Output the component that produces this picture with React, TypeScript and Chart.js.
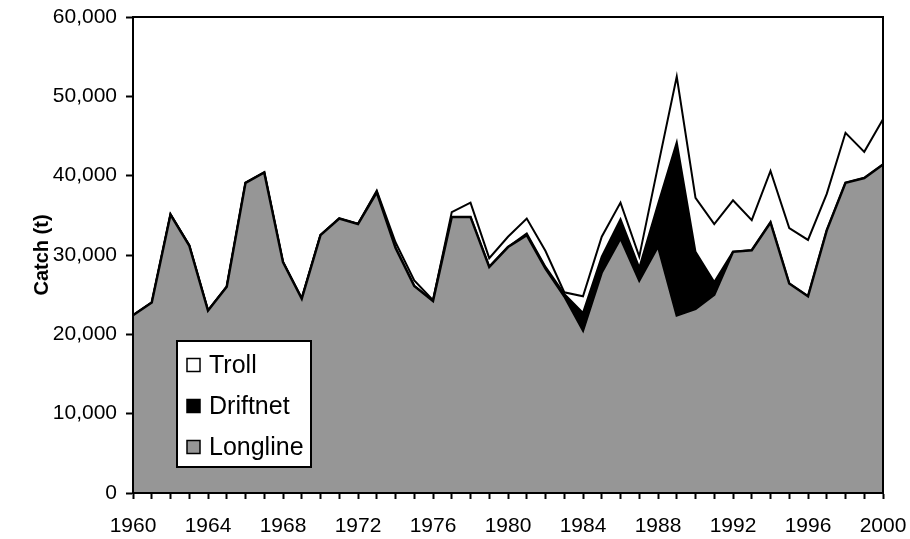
import React, { useEffect, useRef } from "react";
import { Chart, registerables } from "chart.js";

Chart.register(...registerables);

const years: number[] = [
  1960, 1961, 1962, 1963, 1964, 1965, 1966, 1967, 1968, 1969,
  1970, 1971, 1972, 1973, 1974, 1975, 1976, 1977, 1978, 1979,
  1980, 1981, 1982, 1983, 1984, 1985, 1986, 1987, 1988, 1989,
  1990, 1991, 1992, 1993, 1994, 1995, 1996, 1997, 1998, 1999, 2000,
];

const longline: number[] = [
  22400, 24000, 35100, 31200, 23000, 26000, 39100, 40400, 29100, 24500,
  32500, 34600, 33900, 37900, 30900, 26100, 24200, 34800, 34800, 28500,
  31000, 32500, 28300, 24800, 20500, 27800, 32100, 26800, 31100, 22400,
  23200, 25000, 30400, 30600, 34100, 26400, 24800, 33100, 39100, 39700, 41400,
];

const driftnet: number[] = [
  0, 0, 0, 0, 0, 0, 0, 0, 0, 0,
  0, 0, 0, 0, 0, 0, 0, 0, 0, 0,
  0, 200, 200, 300, 2200, 2000, 2400, 1600, 5300, 21800,
  7200, 1600, 0, 0, 0, 0, 0, 0, 0, 0, 0,
];

const troll: number[] = [
  0, 0, 0, 0, 0, 0, 0, 0, 0, 0,
  0, 0, 0, 200, 700, 700, 100, 600, 1800, 1100,
  1300, 1900, 2000, 200, 2100, 2500, 2100, 1400, 4800, 8300,
  6800, 7300, 6500, 3800, 6500, 7000, 7100, 4600, 6300, 3300, 5700,
];

const yTicks: number[] = [0, 10000, 20000, 30000, 40000, 50000, 60000];
const labelEvery = 4;

const FONT = 'Arial, "Liberation Sans", sans-serif';

const framePlugin = {
  id: "frameAndLegend",
  afterDraw(chart: any) {
    const { ctx, chartArea } = chart;
    const { left, top, right, bottom } = chartArea;
    ctx.save();
    ctx.strokeStyle = "#000";
    ctx.lineWidth = 2;
    ctx.strokeRect(left, top, right - left, bottom - top);

    // legend box
    const bx = left + 44;
    const by = top + 324;
    const bw = 134;
    const bh = 126;
    ctx.fillStyle = "#fff";
    ctx.fillRect(bx, by, bw, bh);
    ctx.lineWidth = 2;
    ctx.strokeRect(bx, by, bw, bh);

    const items = chart.data.datasets.slice().reverse();
    ctx.font = `25px ${FONT}`;
    ctx.textBaseline = "middle";
    ctx.textAlign = "left";
    items.forEach((ds: any, i: number) => {
      const cy = by + 24 + i * 41;
      const sq = 13;
      ctx.fillStyle = ds.backgroundColor;
      ctx.fillRect(bx + 10, cy - sq / 2, sq, sq);
      ctx.lineWidth = 1.5;
      ctx.strokeStyle = "#000";
      ctx.strokeRect(bx + 10, cy - sq / 2, sq, sq);
      ctx.fillStyle = "#000";
      ctx.fillText(ds.label, bx + 32, cy + 1);
    });
    ctx.restore();
  },
};

export default function App() {
  const canvasRef = useRef<HTMLCanvasElement | null>(null);

  useEffect(() => {
    if (!canvasRef.current) return;
    const chart = new Chart(canvasRef.current, {
      type: "line",
      data: {
        labels: years.map(String),
        datasets: [
          {
            label: "Longline",
            data: longline,
            backgroundColor: "#969696",
            borderColor: "#000",
            borderWidth: 2.5,
            fill: "origin",
            pointRadius: 0,
            tension: 0,
          },
          {
            label: "Driftnet",
            data: driftnet,
            backgroundColor: "#000000",
            borderColor: "#000",
            borderWidth: 2,
            fill: "-1",
            pointRadius: 0,
            tension: 0,
          },
          {
            label: "Troll",
            data: troll,
            backgroundColor: "#ffffff",
            borderColor: "#000",
            borderWidth: 2,
            fill: "-1",
            pointRadius: 0,
            tension: 0,
          },
        ],
      },
      options: {
        animation: false,
        responsive: false,
        layout: { padding: { left: 0, top: 17, right: 27, bottom: 0 } },
        plugins: {
          legend: { display: false },
          tooltip: { enabled: false },
        },
        scales: {
          x: {
            type: "category",
            offset: false,
            grid: {
              drawOnChartArea: false,
              drawTicks: true,
              tickLength: 6,
              tickWidth: 2,
              tickColor: "#000",
            },
            border: { display: true, color: "#000", width: 2 },
            ticks: {
              autoSkip: false,
              maxRotation: 0,
              minRotation: 0,
              padding: 15,
              color: "#000",
              font: { family: FONT, size: 21 },
              callback: (_v: any, i: number) =>
                years[i] % labelEvery === 0 ? String(years[i]) : "",
            },
            afterFit: (scale: any) => {
              scale.height = 46;
              scale.paddingLeft = 0;
              scale.paddingRight = 0;
            },
          },
          y: {
            stacked: true,
            min: yTicks[0],
            max: yTicks[yTicks.length - 1],
            grid: {
              drawOnChartArea: false,
              drawTicks: true,
              tickLength: 7,
              tickWidth: 2,
              tickColor: "#000",
            },
            border: { display: true, color: "#000", width: 2 },
            afterBuildTicks: (scale: any) => {
              scale.ticks = yTicks.map((v) => ({ value: v }));
            },
            ticks: {
              padding: 9,
              color: "#000",
              font: { family: FONT, size: 21 },
              callback: (v: any) => Number(v).toLocaleString("en-US"),
            },
            title: {
              display: true,
              text: "Catch (t)",
              color: "#000",
              font: { family: FONT, size: 20, weight: "bold" },
              padding: { top: 30, bottom: 0 },
            },
            afterFit: (scale: any) => {
              scale.width = 133;
              scale.paddingTop = 0;
              scale.paddingBottom = 0;
            },
          },
        },
      },
      plugins: [framePlugin],
    });
    return () => chart.destroy();
  }, []);

  return (
    <div style={{ position: "absolute", left: 0, top: 0, width: 910, height: 539 }}>
      <canvas ref={canvasRef} width={910} height={539} />
    </div>
  );
}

:::::

→ Exercise goal
Copy each line in full and exactly, omitting any picture.

→ Output for this task
Output the component that produces this picture with React, TypeScript and Chart.js.
import React, { useEffect, useRef } from "react";
import { Chart, registerables } from "chart.js";

Chart.register(...registerables);

const years: number[] = [
  1960, 1961, 1962, 1963, 1964, 1965, 1966, 1967, 1968, 1969,
  1970, 1971, 1972, 1973, 1974, 1975, 1976, 1977, 1978, 1979,
  1980, 1981, 1982, 1983, 1984, 1985, 1986, 1987, 1988, 1989,
  1990, 1991, 1992, 1993, 1994, 1995, 1996, 1997, 1998, 1999, 2000,
];

const longline: number[] = [
  22400, 24000, 35100, 31200, 23000, 26000, 39100, 40400, 29100, 24500,
  32500, 34600, 33900, 37900, 30900, 26100, 24200, 34800, 34800, 28500,
  31000, 32500, 28300, 24800, 20500, 27800, 32100, 26800, 31100, 22400,
  23200, 25000, 30400, 30600, 34100, 26400, 24800, 33100, 39100, 39700, 41400,
];

const driftnet: number[] = [
  0, 0, 0, 0, 0, 0, 0, 0, 0, 0,
  0, 0, 0, 0, 0, 0, 0, 0, 0, 0,
  0, 200, 200, 300, 2200, 2000, 2400, 1600, 5300, 21800,
  7200, 1600, 0, 0, 0, 0, 0, 0, 0, 0, 0,
];

const troll: number[] = [
  0, 0, 0, 0, 0, 0, 0, 0, 0, 0,
  0, 0, 0, 200, 700, 700, 100, 600, 1800, 1100,
  1300, 1900, 2000, 200, 2100, 2500, 2100, 1400, 4800, 8300,
  6800, 7300, 6500, 3800, 6500, 7000, 7100, 4600, 6300, 3300, 5700,
];

const yTicks: number[] = [0, 10000, 20000, 30000, 40000, 50000, 60000];
const labelEvery = 4;

const FONT = 'Arial, "Liberation Sans", sans-serif';

const framePlugin = {
  id: "frameAndLegend",
  afterDraw(chart: any) {
    const { ctx, chartArea } = chart;
    const { left, top, right, bottom } = chartArea;
    ctx.save();
    ctx.strokeStyle = "#000";
    ctx.lineWidth = 2;
    ctx.strokeRect(left, top, right - left, bottom - top);

    // legend box
    const bx = left + 44;
    const by = top + 324;
    const bw = 134;
    const bh = 126;
    ctx.fillStyle = "#fff";
    ctx.fillRect(bx, by, bw, bh);
    ctx.lineWidth = 2;
    ctx.strokeRect(bx, by, bw, bh);

    const items = chart.data.datasets.slice().reverse();
    ctx.font = `25px ${FONT}`;
    ctx.textBaseline = "middle";
    ctx.textAlign = "left";
    items.forEach((ds: any, i: number) => {
      const cy = by + 24 + i * 41;
      const sq = 13;
      ctx.fillStyle = ds.backgroundColor;
      ctx.fillRect(bx + 10, cy - sq / 2, sq, sq);
      ctx.lineWidth = 1.5;
      ctx.strokeStyle = "#000";
      ctx.strokeRect(bx + 10, cy - sq / 2, sq, sq);
      ctx.fillStyle = "#000";
      ctx.fillText(ds.label, bx + 32, cy + 1);
    });
    ctx.restore();
  },
};

export default function App() {
  const canvasRef = useRef<HTMLCanvasElement | null>(null);

  useEffect(() => {
    if (!canvasRef.current) return;
    const chart = new Chart(canvasRef.current, {
      type: "line",
      data: {
        labels: years.map(String),
        datasets: [
          {
            label: "Longline",
            data: longline,
            backgroundColor: "#969696",
            borderColor: "#000",
            borderWidth: 2.5,
            fill: "origin",
            pointRadius: 0,
            tension: 0,
          },
          {
            label: "Driftnet",
            data: driftnet,
            backgroundColor: "#000000",
            borderColor: "#000",
            borderWidth: 2,
            fill: "-1",
            pointRadius: 0,
            tension: 0,
          },
          {
            label: "Troll",
            data: troll,
            backgroundColor: "#ffffff",
            borderColor: "#000",
            borderWidth: 2,
            fill: "-1",
            pointRadius: 0,
            tension: 0,
          },
        ],
      },
      options: {
        animation: false,
        responsive: false,
        layout: { padding: { left: 0, top: 17, right: 27, bottom: 0 } },
        plugins: {
          legend: { display: false },
          tooltip: { enabled: false },
        },
        scales: {
          x: {
            type: "category",
            offset: false,
            grid: {
              drawOnChartArea: false,
              drawTicks: true,
              tickLength: 6,
              tickWidth: 2,
              tickColor: "#000",
            },
            border: { display: true, color: "#000", width: 2 },
            ticks: {
              autoSkip: false,
              maxRotation: 0,
              minRotation: 0,
              padding: 15,
              color: "#000",
              font: { family: FONT, size: 21 },
              callback: (_v: any, i: number) =>
                years[i] % labelEvery === 0 ? String(years[i]) : "",
            },
            afterFit: (scale: any) => {
              scale.height = 46;
              scale.paddingLeft = 0;
              scale.paddingRight = 0;
            },
          },
          y: {
            stacked: true,
            min: yTicks[0],
            max: yTicks[yTicks.length - 1],
            grid: {
              drawOnChartArea: false,
              drawTicks: true,
              tickLength: 7,
              tickWidth: 2,
              tickColor: "#000",
            },
            border: { display: true, color: "#000", width: 2 },
            afterBuildTicks: (scale: any) => {
              scale.ticks = yTicks.map((v) => ({ value: v }));
            },
            ticks: {
              padding: 9,
              color: "#000",
              font: { family: FONT, size: 21 },
              callback: (v: any) => Number(v).toLocaleString("en-US"),
            },
            title: {
              display: true,
              text: "Catch (t)",
              color: "#000",
              font: { family: FONT, size: 20, weight: "bold" },
              padding: { top: 30, bottom: 0 },
            },
            afterFit: (scale: any) => {
              scale.width = 133;
              scale.paddingTop = 0;
              scale.paddingBottom = 0;
            },
          },
        },
      },
      plugins: [framePlugin],
    });
    return () => chart.destroy();
  }, []);

  return (
    <div style={{ position: "absolute", left: 0, top: 0, width: 910, height: 539 }}>
      <canvas ref={canvasRef} width={910} height={539} />
    </div>
  );
}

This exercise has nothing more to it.